Yarn Work Is Not Always Glamorous

She who is a crocheting miracle and I set out to clean the yarn studio.  Actually, she told me that "we" were going to do it.  I had no choice.  But once we started we worked without stopping and at such a speed that a mere three hours later, the deed was done.

 The day started with dumping and pulling and culling.  Great thought was put into the task.

Is this ten yards actually usable or tossable?

Can this half skein be donated?

What program benefits from these hats we forgot about?
She who crochets started in the far dark corner.  The good news is that we own a bag of stuffing.  The bad news is I never sewed up the bear. 

Some areas were easy to reorganize.  I'm not much for color organization - or yarn weight either.  Most of the sock yarn is in bins, but the open hanging things let me see a lot at one time.

I'm a big picture type and being able to see "it all" encourages me to mix and mingle in new ways.

Someone else is more of the "whole project in one spot" type of organizer.  One room, one closet and we are both able to have our own method.

Over the years, our storage devices have been cobbled together.  It's mostly a mix of left over organization methods that we stuffed into the closet.

She is really organized. 

All in all, it was a super morning.  And we did such a fabulous job of getting "everything" stored away, that the floor could be cleaned. 

Yes, I actually vacuumed!  It felt good.

What you are not seeing (yet) is the pile of hats, scarfs and yarn that we can donate.  Everyone benefits from the effort.  And that feels really really good.

Wednesday, February 3, 2016

Living And Knitting Silicon Beach

Silicon Valley might have a longer history, but Silicon Beach is hot, hot, hot.   For the last three and a half years, the area has be command central for Clan Stewart.

 This was the beginning of my long scarf which is now named Silicon Beach.  Every day, the tech employees can be seen walking, biking, boarding and even driving around sporting neck wear that is wrapped and wrapped into a personal statement. 

Silly me.  I cast on twenty-nine gazillion stitches in lace weight and set out to knit a sideways scarf with one beaded edge.  Well.  The thing did end up long enough to wrap and twist and gather into an expression of the wearer - all 125.5 inches of the thing.  

This is what it looks like all scrunched up.  The Happy Fuzzy lace is in the verdigris colorway which is a natural complement to the copper beads.

There is no real pattern other than my desire to practice a new cast on edge - with a twist and the beads.

All in all, the result makes me happy and fits the vibe of Silicon Beach.

PS - yes, those are Mardi Gras beads under the scarf.  Feb. 9 is fast approaching!

Friday, January 29, 2016

Cowloncho #2

Oh yes, I did it again.  Meet Lockroy - a cowloncho with a crochet body and knit sides.  I am really enjoying this "one rectangle, two seams" type of creation.

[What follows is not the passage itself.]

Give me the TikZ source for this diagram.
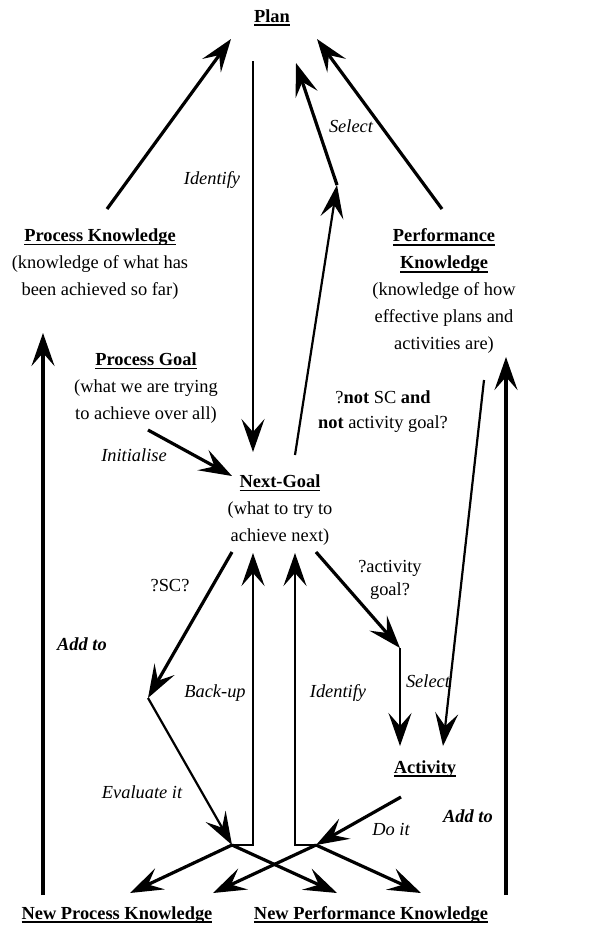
\documentclass[tikz,border=0pt]{standalone}
\usepackage{fontspec}
\setmainfont{Liberation Serif}
\usetikzlibrary{arrows.meta}
\newcommand\myul[1]{\leavevmode\setbox0\hbox{#1}\rlap{\vrule width\wd0 height -2.4pt depth 4.0pt}\box0}
\begin{document}
\begin{tikzpicture}[x=1pt,y=-1pt,
  every node/.style={inner sep=0pt,align=center,font=\fontsize{18.4}{27}\selectfont},
  txt/.style={anchor=center},
  btxt/.style={anchor=base},
  lab/.style={font=\fontsize{18.4}{27}\selectfont\itshape},
  blab/.style={font=\fontsize{18.4}{27}\selectfont\bfseries\itshape},
  bigarr/.style={line width=3.2pt,-{Stealth[length=33pt,width=23pt,inset=13pt]}},
  thinarr/.style={line width=2.2pt,-{Stealth[length=33pt,width=23pt,inset=13pt]}},
]
\useasboundingbox (0,0) rectangle (608,929);

% text nodes
\node[btxt] (plan) at (272,22) {\myul{\textbf{Plan}}};
\node[txt] (pk) at (100,264) {\myul{\textbf{Process Knowledge}}\\(knowledge of what has\\been achieved so far)};
\node[txt] (perfk) at (444,291) {\myul{\textbf{Performance}}\\\myul{\textbf{Knowledge}}\\(knowledge of how\\effective plans and\\activities are)};
\node[txt] (pg) at (146,388) {\myul{\textbf{Process Goal}}\\(what we are trying\\to achieve over all)};
\node[txt] (ng) at (280,510) {\myul{\textbf{Next-Goal}}\\(what to try to\\achieve next)};
\node[txt,font=\fontsize{18.4}{25}\selectfont] (notsc) at (383,412) {?\textbf{not} SC \textbf{and}\\\textbf{not} activity goal?};
\node[txt,font=\fontsize{18.4}{23}\selectfont] (actg) at (390,580) {?activity\\goal?};
\node[btxt] (act) at (425,773) {\myul{\textbf{Activity}}};
\node[btxt] (npk) at (117,919) {\myul{\textbf{New Process Knowledge}}};
\node[btxt] (nperf) at (371,919) {\myul{\textbf{New Performance Knowledge}}};
\node[txt] (sc) at (170,586) {?SC?};

% labels
\node[lab] (l1) at (212,180) {Identify};
\node[lab] (l2) at (351,126) {Select};
\node[lab] (l3) at (134,455) {Initialise};
\node[blab] (l4) at (82,644) {Add to};
\node[blab] (l5) at (468,816) {Add to};
\node[lab] (l6) at (142,792) {Evaluate it};
\node[lab] (l7) at (215,693) {Back-up};
\node[lab] (l8) at (338,693) {Identify};
\node[lab] (l9) at (428,681) {Select};
\node[lab] (l10) at (391,829) {Do it};

% connector points
\coordinate (pkS) at (107,209);
\coordinate (planL) at (231,39);
\coordinate (idT) at (253,61);
\coordinate (ngT) at (253,452);
\coordinate (ngS) at (295,455);
\coordinate (selB) at (337,185);
\coordinate (planM) at (296,63);
\coordinate (perfS) at (442,209);
\coordinate (planR) at (317,39);
\coordinate (pgS) at (148,430);
\coordinate (ngL) at (232,476);
\coordinate (npkUp) at (43,895);
\coordinate (pkIn) at (43,333);
\coordinate (nperfUp) at (506,895);
\coordinate (perfIn) at (506,357);
\coordinate (perfD) at (484,380);
\coordinate (actR) at (443,746);
\coordinate (ngSW) at (232,552);
\coordinate (scB) at (148,698);
\coordinate (jL) at (232,845);
\coordinate (jLc) at (253,845);
\coordinate (ngB1) at (253,553);
\coordinate (jR) at (316,845);
\coordinate (jRc) at (295,845);
\coordinate (ngB2) at (295,553);
\coordinate (ngSE) at (316,552);
\coordinate (agB) at (400,648);
\coordinate (actL) at (400,746);
\coordinate (actS) at (401,797);
\coordinate (npkA) at (130,893);
\coordinate (nperfA) at (337,893);
\coordinate (npkB) at (213,893);
\coordinate (nperfB) at (421,893);

% connectors
\draw[bigarr] (pkS) -- (planL);
\draw[thinarr] (idT) -- (ngT);
\draw[thinarr] (ngS) -- (selB);
\draw[bigarr] (selB) -- (planM);
\draw[bigarr] (perfS) -- (planR);
\draw[bigarr] (pgS) -- (ngL);
\draw[bigarr] (npkUp) -- (pkIn);
\draw[bigarr] (nperfUp) -- (perfIn);
\draw[thinarr] (perfD) -- (actR);
\draw[bigarr] (ngSW) -- (scB);
\draw[thinarr] (scB) -- (jL);
\draw[thinarr] (jL) -- (jLc) -- (ngB1);
\draw[thinarr] (jR) -- (jRc) -- (ngB2);
\draw[bigarr] (ngSE) -- (agB);
\draw[thinarr] (agB) -- (actL);
\draw[bigarr] (actS) -- (jR);
\draw[bigarr] (jL) -- (npkA);
\draw[bigarr] (jL) -- (nperfA);
\draw[bigarr] (jR) -- (npkB);
\draw[bigarr] (jR) -- (nperfB);
\end{tikzpicture}
\end{document}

 After completing all the stitchery, Lockroy looked flat.  There was no pop even though the yarn textures and colors were complementary.  Just blah.

A quick dive into the button stash revealed four wood buttons that were perfect for embellishing the transitional bridge from crochet to knit.  There really are four buttons on this cowloncho.  The last one is on the back side at the bottom.

And aren't you glad that I spared the world a photo of my backside bottom?

The yarns are listed on this project page if you are interested in specifics.

The crochet body is a swath of esc (extented single crochet) interrupted near the edges with a line of fpedc (front post extended double crochet).  Those knitted side panels are pure silk - no fancy work needed to let the silk shine in simple stockinette.

Not much else to say except VOILA!

Wednesday, January 27, 2016

Cowloncho: Part Cowl, Part Poncho

One skein of this.  One skein of that.  Put them together and what have you got?  A cowloncho!

I might be stuck in a groove.  A wonderfully happy groove of mixing yarns and skills.  Joining knit stitches with crochet work has always fascinated me.  Whether as a simple edge, dimensional embellishment or full blown mix it up throughout, I love making texture with stick and hook.

Lemaire Channel is my first cowloncho.  You can read about the yarns by clicking the link to the Ravelry project page.  The main body is knit at a loose gauge.  Then edges are crocheted on (can you say "sparkle yarn?").  A few strategic seams and the cowloncho is ready.

It can be worn as a simple cowl if the arm hole is ignored.

That armhole allows it to be a poncho that stays put. 

Use the armhole and scrunch up the rest like a cowl and you've got a cowloncho.

Those of you with eagle eyes will notice that it fits both me and she who crochets.  If you are more in the large or tall category, more than one ball of each yarn will be required.  

This made me so excited that I made another version with a crochet body and knit edges.  I'm thinking that I'll have to write up both patterns and let you make your own cowloncho. 

Monday, January 25, 2016

The Wonder of Blocking Crochet

She who crochets (aka Daughter #1) is at it again.  Another wrap is off the hook!  Place this one in the Well, don't that just stand up and shout bonjour y'all category because of the colorway.  This is Celestial Strings Berry Lemonade in DK weight.  And it is UV Reactive.  Ain't that fun.


Not much to look at and this would not make anyone happy.

It appears to be random blobs of color.

A little vinegar water.

A little soak.

Well placed blocking wires and sturdy pins opens up the stitchery and shows the grandeur of the work.

Once she adds a seam, that girl is going to be stylin'.